Comcast's (CMCSA -0.44%) decision to abandon its proposed $45 billion acquisition of Time Warner Cable (NYSE: TWC) will have ripple effects that impact the entire cable industry.

First, the end of the Comcast deal means Time Warner Cable is very much in play and a number of other transactions could happen -- or not happen -- due to the fallout of this canceled deal.

In addition, the FCC still has to decide whether it will allow AT&T (T -0.65%) to complete its $48.5 billion acquisition of DirecTV (DTV.DL)

One deal is off, another in limbo
The end of the agreement between Comcast and Time Warner Cable had the immediate effect of also cancelling a deal for Comcast to sell some of its operations to Charter Communications (CHTR 0.50%). That arrangement, which was an attempt by the cable giant to make its acquisition of TWC more palatable to federal regulators, became unnecessary when the Federal Communications Commission sent clear signs that it would not approve the merger, causing Comcast to back away.
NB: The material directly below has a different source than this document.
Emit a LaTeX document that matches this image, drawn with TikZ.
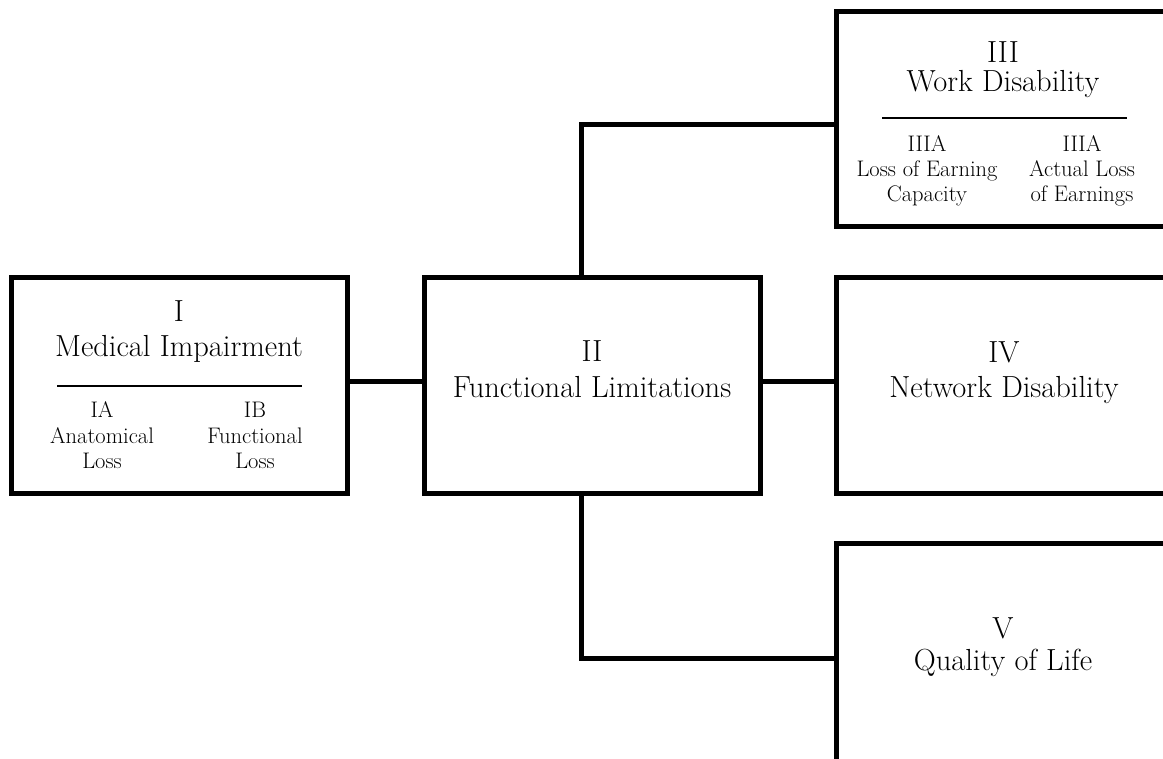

Another deal has fallen into limbo. Charter recently announced plans to acquire privately owned Bright House -- the sixth largest U.S. cable operator, serving approximately 2 million video customers in central Florida -- in a $10.4 billion deal. However, TWC has a right of first refusal on that transaction, according to The Tampa Bay Times. To make matters even more complicated, Charter could bid for Time Warner Cable.

Pay-TV Providers Subscribers at 
the end of 2014
Net Adds 
in 2014
Cable Companies
Comcast* 22,383,000 (194,000)
Time Warner 10,992,000 (401,000)
Charter 4,293,000 (49,000)
Cablevision 2,681,000 (132,000)
Suddenlink 1,138,400 (49,100)
Mediacom 890,000 (55,000)
Cable ONE 451,217 (87,677)
Other Major Private Cable Companies** 6,450,000 (225,000)
Total Top Cable 49,278,617 (1,192,777)
Satellite TV Companies (DBS)
DirecTV 20,352,000 99,000
DISH 13,978,000 (79,000)
Total DBS 34,330,000 20,000
Telephone Companies
AT&T U-verse^ 5,943,000 660,000
Verizon FiOS 5,649,000 387,000
Total Top Phone 11,592,000 1,047,000
Total Top Pay-TV Providers 95,200,617 (125,777)

The state of the pay television landscape at the end of 2014. Source: Leichtman Research Group

About that TWC deal
With Comcast out of the picture, Charter has jumped into the picture to acquire Time Warner Cable. The two companies have begun "friendly negotiations," according to Reuters, which reported that no official offer had been made as of April 28 in the early afternoon. 

This is not the first time Charter and its biggest shareholder -- John Malone's Liberty Media -- have tried to buy TWC. The company "bid $37.3 billion or about $132.50 per share for TWC last year," according to Reuters, ultimately losing out to Comcast which was willing to pay more.

Charter is not the only potential partner for Time Warner Cable. The company also has had an "investment-banking advisor" reach out to privately held Cox Communications to discuss a potential merger of the two companies, The Wall Street Journal reported.

A Cox spokesman told the paper "We've been clear we're not for sale, and we'll continue to explore any potential growth opportunities that align with our business objectives."

Either of these deals is likely to be approved by the FCC because both would create a more viable competitor to Comcast.

AT&T and DirecTV have mostly skated
Though AT&T's purchase of DirecTV is actually a bigger deal in terms of dollars than the scuttled Comcast/Time Warner Cable merger, it has not received anywhere near the same level of negative public feedback. It has mainly slipped below the radar and most analysts expect it to be approved by federal regulators.

That could be because AT&T's subscriber base combined with DirecTV's would make it a suitable rival to Comcast (it would actually have more pay-TV customers). If that deal happens and either Charter or Cox merges with TWC, then the pay-TV industry could potentially have three strong players as opposed to now, when Comcast and DirecTV are significantly larger than all of their competitors.

In addition, DirecTV doesn't offer broadband or phone service itself. Being able to offer those services to its 20 million plus customers would create more choice.

The FCC stands strong
The end of the Comcast/TWC deal and the recently adopted net neutrality rules have made it clear that the FCC, under Chairman Tom Wheeler, plans to be assertive. In the cable world, that means mergers will be allowed as long as they don't remove competition from the space.

Wheeler has been very consistent about this. He spoke openly about how he was not likely to support a merger between Sprint and T-Mobile because it would reduce the number of wireless competitors from four to three. The cable industry is more crowded, but his actions in the Comcast/TWC merger show that while he will allow some deals, he is likely to stop any company from gaining too dominant a position.